Democrats such as Govs. Ralph Northam of Virginia, Gavin Newsom of California and Roy Cooper of North Carolina have come under fire for policies that have restricted gatherings at churches while allowing other aspects of civic life and commercial business to reopen.

More than 1,200 pastors across California say they’ll defy Mr. Newsom’s stay-at-home order and conduct in-person church services on May 31.

In North Carolina, a federal judge has ruled that religious leaders can open their doors to congregations despite Mr. Cooper’s warnings. The governor said he won’t appeal the decision.

The president said he wants “to get our country back to normal.”

In Virginia, the Justice Department issued a statement in support of a church that defied Mr. Northam’s ban on gatherings of more than 10 people.

Some local outbreaks in the U.S. have been tied to church events.

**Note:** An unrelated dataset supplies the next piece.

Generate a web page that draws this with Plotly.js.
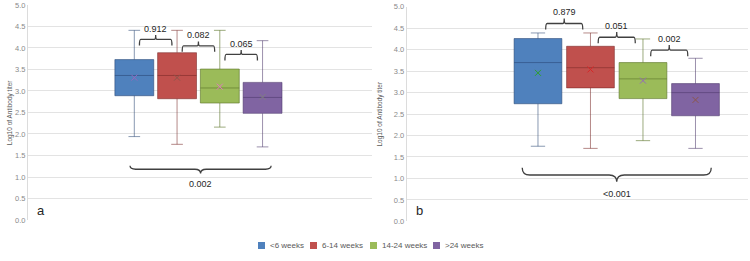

One of Georgia’s earliest clusters of COVID-19 has been traced to a lengthy March 1 service for a retiring music minister in Cartersville. The Atlanta Journal-Constitution reported that at least four people who either attended the event or were close to someone who did later died.

The Centers for Disease Control and Prevention issued a report this week that traced 35 coronavirus cases, including three deaths, to events at a rural Arkansas church that held a three-day children’s event and a Bible study between March 6 and March 11.

The transmission was traced back to the pastor and his wife, making them the index cases in a county of 25,000 residents.

“Faith-based organizations that are operating or planning to resume in-person operations, including regular services, funerals, or other events, should be aware of the potential for high rates of transmission of SARS-CoV-2,” the CDC wrote. “These organizations should work with local health officials to determine how to implement the U.S. government’s guidelines for modifying activities during the COVID-19 pandemic to prevent transmission of the virus to their members and their communities.”

The Justice Department sent a letter to Mr. Newsom this week saying his order discriminates against churches. The governor, who has gradually allowed some businesses to reopen but not churches, said some houses of worship could reopen for limited services in the next several weeks.